I like your general thoughts about “over everything”.
Thomas Xavier says
Think Survival says
I wanted to point out some potential confusion in the title of this article: Maxpedition makes a model called the “Jumbo E.D.C. Versipack”. Your article is titled “Maxpedition Jumbo Versipack EDC Shoulder Bag Review”, but you are reviewing the regular Jumbo Versipack, not their “EDC” variant. Yes, there is a difference between saying “EDC Versipack” and “Versipack EDC”, but I think that would be pretty easy for a reader to confuse the two.
For the record, the Jumbo EDC Versipack is SKU# 9845B, http://www.maxpedition.com/store/pc/Jumbo-E-D-C-Versipack-Closeout-FINAL-SALE-3p10131.htm
Also, in comparing the Jumbo Versipack to the Condor E&E bag, you praise how the E&E is more “lightweight/basic”, and later remark that the Versipack is a “behemoth”. Having carried both these bags extensively, I would agree that the Condor is more “basic” – it has more open space, and less of a rigid structure unto itself. However, side-by-side, the two are quite comparable in overall footprint. If anything, the E&E is a little big longer than the Versipack, and their other dimensions (when carrying an average load) are about the same.

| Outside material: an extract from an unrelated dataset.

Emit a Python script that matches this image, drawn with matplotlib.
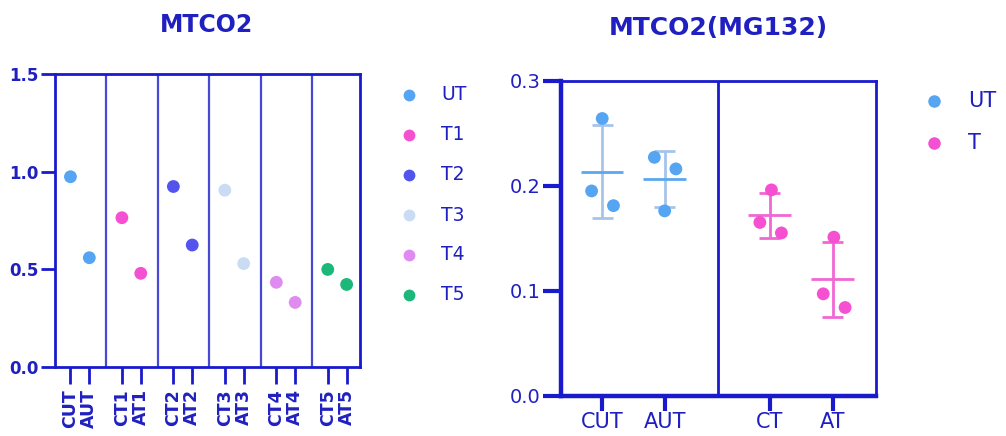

It was actually your review of the Condor E&E bag that got me to try one out. I still think it’s a better travel bag, for its flexibility and its ability to lay flat under an airplane seat . But for my everyday carry, the Jumbo EDC has worked out far better. That zip pouch on the top of the flap is perfect for my sunglasses case. Like you, I don’t carry a concealed firearm, but the concealed compartment works great for the self-defense items that I *do* carry. I did remove the waist belt from mine, and also the water bottle retention strap (since I carry a smaller 16oz Nalgene that sits securely without it). And I agree that the “Keyper attachment point” is silly. That’s one of the last places I’d want to hang my keys!
Thomas Xavier says
Some great points, at the end of the day we all have our own biases (and I like to think I am upfront about mine). What works for me may not work for you and vice versa.
I definitely agree with the perception of the E&E being smaller due to its less rigid structure and to me its what makes all the difference. Yes, in terms of mass they are comparable but in the hand and in terms of feel (however nonobjective it may be) I do feel the E&E to be smaller.
I own a Jumbo Versipack – love it. I don’t think it’s too big as an EDC bag. I actually use mine instead of a purse when I want my hands free. Really comfortable to wear. FYI, they’ve been discontinued, so if you are thinking about getting one, better get it fast.
Thomas Xavier says
Glad to hear yours worked out well for you!